Prisma

Rätsel der Inaktivierung gelöst

(jb). Darmbakterien sind in der Lage, bestimmte Wirkstoffe zu aktivieren oder auch zu inaktivieren. Letzteres ist beispielsweise bei Digoxin der Fall. Bereits 1982 zeigten Wissenschaftler der Columbia-Universität, dass eine bestimmte Bakterienart, Eggerthella lenta, dafür verantwortlich ist, dass das Herzglykosid nicht bei allen Patienten wirkt. Der Mechanismus der Inaktivierung wurde allerdings nie verstanden.

Aus dem wolligen Fingerhut (Digitalis lanata) wurde das Herzglykosid Digoxin 1930 erstmalig isoliert. Warum es bei manchen Patienten nicht wirkt, wurde jetzt im Fachmagazin Science publiziert. Foto: DAZ/Archiv

Eggerthella lenta – ein gram-positiver Anaerobier vom Stamm der Actinobakterien: wenig bekannt, aber weit verbreitet und zwar in der Darmflora jedes Menschen. Daher musste der Ansatz der Wissenschaftler vor mehr als 30 Jahren scheitern, anhand des Nachweises von E. lenta vorauszusagen, ob bei der betreffenden Person Digoxin wirken wird oder nicht.

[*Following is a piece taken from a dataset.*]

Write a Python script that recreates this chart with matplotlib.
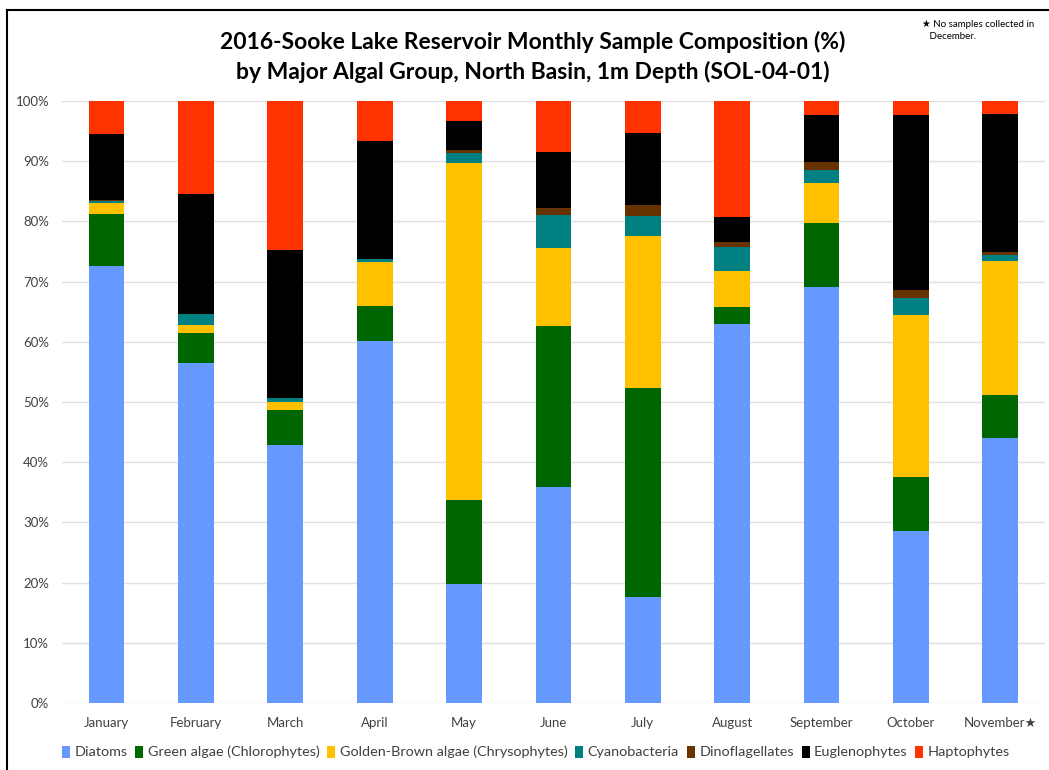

Nun ist es gelungen, den Mechanismus der Digoxin-Inaktivierung aufzuklären. Cytochrome sind mit großer Wahrscheinlichkeit die Übeltäter. Allerdings nicht humane CYP-Enzyme, die in der Leber für den Metabolismus zahlreicher Arzneistoffe verantwortlich sind, sondern bakterielle. In Zellkultur-Experimenten konnten Wissenschaftler aus Harvard zeigen, dass bei einem bestimmten Stamm des Bakteriums E. lenta zwei Gene, die für CYP-Enzyme codieren, in Anwesenheit von Digoxin hochreguliert werden. Bakterienstämme, bei denen diese beiden Gene nicht vorhanden sind, haben keinerlei Einfluss auf den Digoxin-Metabolismus. Außerdem konnte die Gruppe zeigen, dass die Zugabe der Aminosäure Arginin die Inaktivierung des Herzglykosids verhindert. Auch im Mausmodell, das mit entsprechenden Bakterien besiedelt war, waren unter Protein- und somit Arginin-reicher Diät höhere Wirkstoffspiegel nachweisbar als unter proteinfreier.

So ist zum einen ein altes Rätsel um den Mechanismus der Inaktivierung von Digoxin gelöst. Wenn aber die Erkenntnisse aus Zellkultur und Mausmodell sich auf den Menschen übertragen lassen, könnte zum anderen die Problematik der Digoxin-Inaktivierung im klinischen Alltag durch einfache Ernährungsempfehlungen der Vergangenheit angehören.


Quelle: Haiser H J et al. Science 19 July 2013; Vol. 341 no. 6143 pp. 295 – 298; DOI: 10.1126/ science.1235872.